“Do you want a piece?” beekeeper Ma Gongzuo asked, looking into the camera of a friend’s smartphone before biting into the dripping comb of amber-colored honey.
The clip goes out to his 737,000 followers on Douyin, the Chinese version of popular video sharing app TikTok that has 400 million users and has turned Ma into something of a celebrity.
Creating videos has become a popular sales tactic for Chinese farmers — the clips show increasingly discerning consumers the origins of the product and provide a window into rural life that captures audience imagination.
Photo: AFP
For some it has helped them find a way out of poverty, which the Chinese Communist Party hopes to eradicate by this year.
“Everyone said I was good for nothing when they saw I’d come back,” the 31-year-old said of his return to his village after a failed attempt at running an online clothing business. “They tell us that we can only get out of poverty if we study and get a job in a city.”
Today, Ma drives an expensive BMW and has already earned enough to buy property, and help his parents and fellow villagers with their homes and businesses.
Ma in 2015 took on the family honey-producing business in the verdant hills of Zhejiang Province and thanks to e-commerce apps, managed to turn an annual revenue of 1 million yuan (US$144,204).
However, sales stagnated.
So in November 2018, with help from his friends in the village, he began posting videos about his life on the farm.

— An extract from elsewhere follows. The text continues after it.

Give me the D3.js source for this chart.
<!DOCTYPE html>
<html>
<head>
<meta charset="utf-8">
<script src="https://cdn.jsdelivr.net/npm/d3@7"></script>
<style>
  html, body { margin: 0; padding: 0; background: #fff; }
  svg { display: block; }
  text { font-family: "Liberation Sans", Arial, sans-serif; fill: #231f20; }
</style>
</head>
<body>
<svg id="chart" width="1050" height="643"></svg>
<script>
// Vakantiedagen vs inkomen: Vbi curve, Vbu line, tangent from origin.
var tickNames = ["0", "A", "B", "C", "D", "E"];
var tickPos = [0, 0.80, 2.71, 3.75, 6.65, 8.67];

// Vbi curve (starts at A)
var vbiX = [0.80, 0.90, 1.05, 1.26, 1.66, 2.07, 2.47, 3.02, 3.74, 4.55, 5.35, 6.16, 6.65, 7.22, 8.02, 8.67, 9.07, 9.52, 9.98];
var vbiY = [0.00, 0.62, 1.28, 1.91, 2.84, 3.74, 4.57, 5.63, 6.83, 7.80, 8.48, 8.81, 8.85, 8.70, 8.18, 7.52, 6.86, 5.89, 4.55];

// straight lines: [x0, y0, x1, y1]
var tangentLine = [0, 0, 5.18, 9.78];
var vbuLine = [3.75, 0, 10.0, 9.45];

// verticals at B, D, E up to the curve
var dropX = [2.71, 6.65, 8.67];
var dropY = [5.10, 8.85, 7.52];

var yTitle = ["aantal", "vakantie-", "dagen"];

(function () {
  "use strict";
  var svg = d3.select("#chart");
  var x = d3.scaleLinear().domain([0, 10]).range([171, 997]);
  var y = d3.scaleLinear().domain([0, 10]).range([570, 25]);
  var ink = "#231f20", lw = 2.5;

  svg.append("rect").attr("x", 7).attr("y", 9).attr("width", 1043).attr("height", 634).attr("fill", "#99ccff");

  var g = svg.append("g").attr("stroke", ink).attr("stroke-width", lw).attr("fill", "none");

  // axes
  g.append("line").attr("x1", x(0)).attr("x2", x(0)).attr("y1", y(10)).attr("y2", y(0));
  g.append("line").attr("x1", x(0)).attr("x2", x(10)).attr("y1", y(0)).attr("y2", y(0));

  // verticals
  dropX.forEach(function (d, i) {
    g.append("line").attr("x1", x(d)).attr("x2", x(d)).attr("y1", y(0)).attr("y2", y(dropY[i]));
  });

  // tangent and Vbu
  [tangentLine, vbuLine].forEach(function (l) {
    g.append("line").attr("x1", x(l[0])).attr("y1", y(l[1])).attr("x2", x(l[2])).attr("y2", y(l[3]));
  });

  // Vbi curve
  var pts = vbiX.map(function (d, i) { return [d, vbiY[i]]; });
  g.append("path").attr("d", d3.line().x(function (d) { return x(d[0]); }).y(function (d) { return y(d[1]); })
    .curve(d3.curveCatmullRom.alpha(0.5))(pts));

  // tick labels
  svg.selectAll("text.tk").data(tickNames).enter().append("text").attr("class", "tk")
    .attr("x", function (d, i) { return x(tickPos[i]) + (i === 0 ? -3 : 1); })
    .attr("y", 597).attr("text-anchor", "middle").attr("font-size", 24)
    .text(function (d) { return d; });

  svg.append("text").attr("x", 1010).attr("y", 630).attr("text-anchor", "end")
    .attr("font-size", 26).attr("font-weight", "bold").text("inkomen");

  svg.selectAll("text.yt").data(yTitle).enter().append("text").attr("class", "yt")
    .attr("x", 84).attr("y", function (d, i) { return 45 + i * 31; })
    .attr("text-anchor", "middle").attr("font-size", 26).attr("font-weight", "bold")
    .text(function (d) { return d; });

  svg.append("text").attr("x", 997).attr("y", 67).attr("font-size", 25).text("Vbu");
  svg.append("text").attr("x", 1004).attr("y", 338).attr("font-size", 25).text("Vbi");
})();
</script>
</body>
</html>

They showed him opening up a hive surrounded by a swarm of bees, swimming bare-chested in a river and chopping wood.
“I never advertise my products. I show my daily life, the landscapes of the countryside. That’s what interests people,” Ma said. “Of course, people suspect that I’m selling honey, but they decide to get in touch with me to say they want to buy some.”
Like most transactions in China, where hard cash is becoming less popular, the orders are paid for through apps such as WeChat and AliPay.
Ma now sells between 2 million and 3 million yuan of honey each year, as well as dried sweet potato and brown sugar.
“When I was young we were poor,” he said. “At school, I used to admire other kids who had pocket money, because I never had any.”
Now he drives a 4x4 BMW that costs about 760,000 yuan and has also invested in building a bed-and-breakfast.
“Using Douyin, that was the turning point,” he said. “Today, I can buy my family what they need. I help the other villagers to sell their products, too. All of the local economy benefits.”
In China, about 847 million people access the Internet via their smartphone, so online apps have played a vital role in Ma’s success.
“It’s progress,” said Ma Gongzuo’s father, Ma Jianchun. “We old people are overwhelmed. With the money, we’ve been able to renovate our house.”
China is home to the world’s largest market for live video broadcasting, according to US audit firm Deloitte.
Getting in on the trend, Douyin’s parent company ByteDance says it has organized training for 26,000 farmers on how to master the art of making videos.
There are other similar platforms such as Kuaishou and Yizhibo.
Taobao, the most popular e-commerce app in the nation owned by technology giant Alibaba, last year launched a project showing farmers how to become livestreaming hosts in a bid to help them earn more.
The number of people living under the poverty line in rural China has reduced dramatically — from 700 million in 1978 to 16.6 million in 2018, government data show.
However, the depopulation of the countryside continues, as many Chinese head to cities in search of better-paid jobs.
“We want to be an example, to show young people that it is entirely possible to set up a business and earn money in rural areas,” university-educated Ma Gongzuo said. “We hope that more will return, so that life and the economy can resume in the villages.”
With his newfound fame, Ma Gongzuo said that he has already received many proposals — and not just from those interested in his honey.